• Challenge
Please return nothing but the lines between the line holding "Reproduce this chart with Apache ECharts." and the line holding "var barData = months.map(function", both ends included, without the pictures.

• Stored rows
>>
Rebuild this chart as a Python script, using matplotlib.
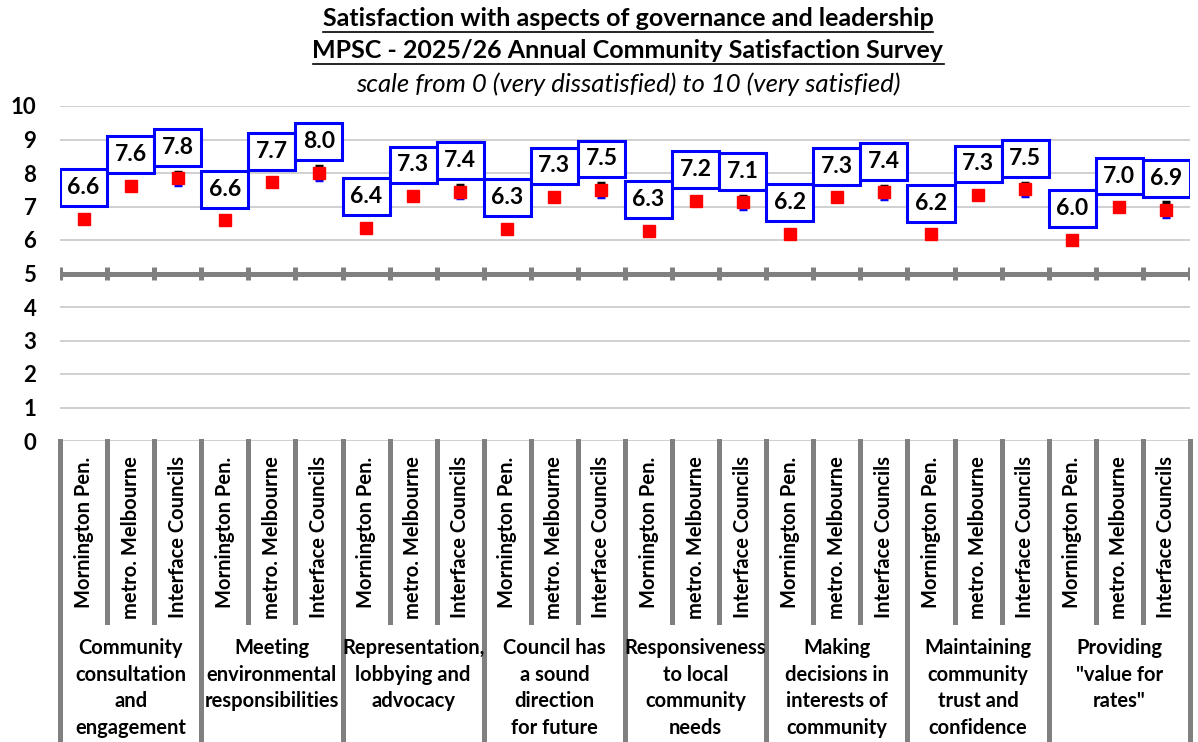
<<
>>
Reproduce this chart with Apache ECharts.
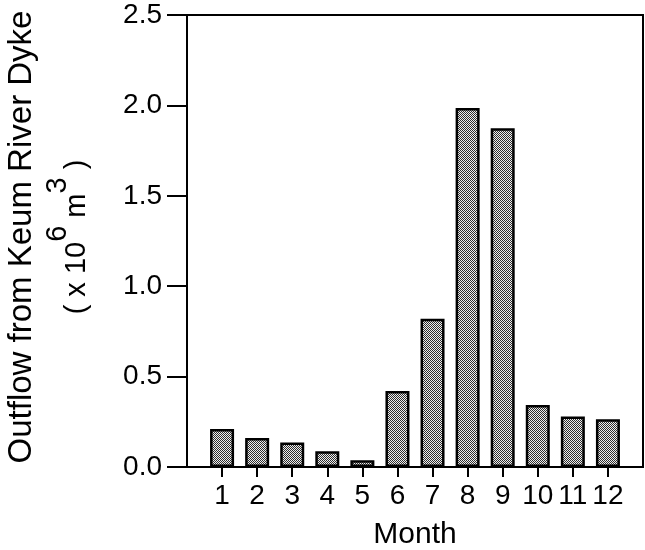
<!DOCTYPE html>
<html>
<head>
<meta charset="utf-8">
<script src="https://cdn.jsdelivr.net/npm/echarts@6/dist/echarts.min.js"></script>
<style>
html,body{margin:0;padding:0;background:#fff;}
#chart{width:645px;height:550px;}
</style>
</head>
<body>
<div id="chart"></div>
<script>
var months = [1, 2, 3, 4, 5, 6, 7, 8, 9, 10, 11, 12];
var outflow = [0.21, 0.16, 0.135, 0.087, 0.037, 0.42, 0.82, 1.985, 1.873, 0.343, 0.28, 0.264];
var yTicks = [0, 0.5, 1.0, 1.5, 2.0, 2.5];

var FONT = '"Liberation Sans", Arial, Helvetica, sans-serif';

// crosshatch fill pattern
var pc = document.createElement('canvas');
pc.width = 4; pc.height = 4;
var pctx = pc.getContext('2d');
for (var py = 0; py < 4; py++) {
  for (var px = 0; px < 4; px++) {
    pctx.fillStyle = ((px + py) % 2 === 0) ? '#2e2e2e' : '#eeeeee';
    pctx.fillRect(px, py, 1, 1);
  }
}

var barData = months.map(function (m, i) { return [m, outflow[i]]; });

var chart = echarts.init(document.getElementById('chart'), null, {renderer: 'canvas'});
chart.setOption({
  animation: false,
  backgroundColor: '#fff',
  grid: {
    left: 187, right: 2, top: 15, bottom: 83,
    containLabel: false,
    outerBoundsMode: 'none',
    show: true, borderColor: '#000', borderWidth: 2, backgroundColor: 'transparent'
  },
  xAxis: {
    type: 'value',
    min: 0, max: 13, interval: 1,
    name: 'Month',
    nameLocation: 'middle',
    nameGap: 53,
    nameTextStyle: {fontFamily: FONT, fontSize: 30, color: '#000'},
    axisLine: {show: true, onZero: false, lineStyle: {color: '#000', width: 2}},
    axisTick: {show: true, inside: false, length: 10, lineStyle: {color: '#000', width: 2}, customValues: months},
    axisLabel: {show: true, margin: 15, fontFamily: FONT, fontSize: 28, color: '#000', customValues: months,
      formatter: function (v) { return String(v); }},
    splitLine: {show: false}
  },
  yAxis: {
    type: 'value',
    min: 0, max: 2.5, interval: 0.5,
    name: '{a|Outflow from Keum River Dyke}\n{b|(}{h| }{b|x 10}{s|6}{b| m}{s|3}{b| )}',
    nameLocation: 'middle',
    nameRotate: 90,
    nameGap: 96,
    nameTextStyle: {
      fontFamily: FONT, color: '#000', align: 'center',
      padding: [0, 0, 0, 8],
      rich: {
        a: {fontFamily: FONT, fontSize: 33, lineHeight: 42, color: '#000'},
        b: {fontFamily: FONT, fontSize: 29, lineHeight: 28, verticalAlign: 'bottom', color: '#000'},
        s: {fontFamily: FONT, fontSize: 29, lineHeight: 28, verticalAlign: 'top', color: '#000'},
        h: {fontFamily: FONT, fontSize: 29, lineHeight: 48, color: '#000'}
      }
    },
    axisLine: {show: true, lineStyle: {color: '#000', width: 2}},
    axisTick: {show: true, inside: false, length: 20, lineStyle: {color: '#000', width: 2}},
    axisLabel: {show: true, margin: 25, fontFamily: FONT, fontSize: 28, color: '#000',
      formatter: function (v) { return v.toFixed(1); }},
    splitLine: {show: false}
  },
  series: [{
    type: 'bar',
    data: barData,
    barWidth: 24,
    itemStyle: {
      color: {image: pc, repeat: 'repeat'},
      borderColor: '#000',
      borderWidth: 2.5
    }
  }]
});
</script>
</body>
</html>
<<
• Right answer
Reproduce this chart with Apache ECharts.
<!DOCTYPE html>
<html>
<head>
<meta charset="utf-8">
<script src="https://cdn.jsdelivr.net/npm/echarts@6/dist/echarts.min.js"></script>
<style>
html,body{margin:0;padding:0;background:#fff;}
#chart{width:645px;height:550px;}
</style>
</head>
<body>
<div id="chart"></div>
<script>
var months = [1, 2, 3, 4, 5, 6, 7, 8, 9, 10, 11, 12];
var outflow = [0.21, 0.16, 0.135, 0.087, 0.037, 0.42, 0.82, 1.985, 1.873, 0.343, 0.28, 0.264];
var yTicks = [0, 0.5, 1.0, 1.5, 2.0, 2.5];

var FONT = '"Liberation Sans", Arial, Helvetica, sans-serif';

// crosshatch fill pattern
var pc = document.createElement('canvas');
pc.width = 4; pc.height = 4;
var pctx = pc.getContext('2d');
for (var py = 0; py < 4; py++) {
  for (var px = 0; px < 4; px++) {
    pctx.fillStyle = ((px + py) % 2 === 0) ? '#2e2e2e' : '#eeeeee';
    pctx.fillRect(px, py, 1, 1);
  }
}

var barData = months.map(function (m, i) { return [m, outflow[i]]; });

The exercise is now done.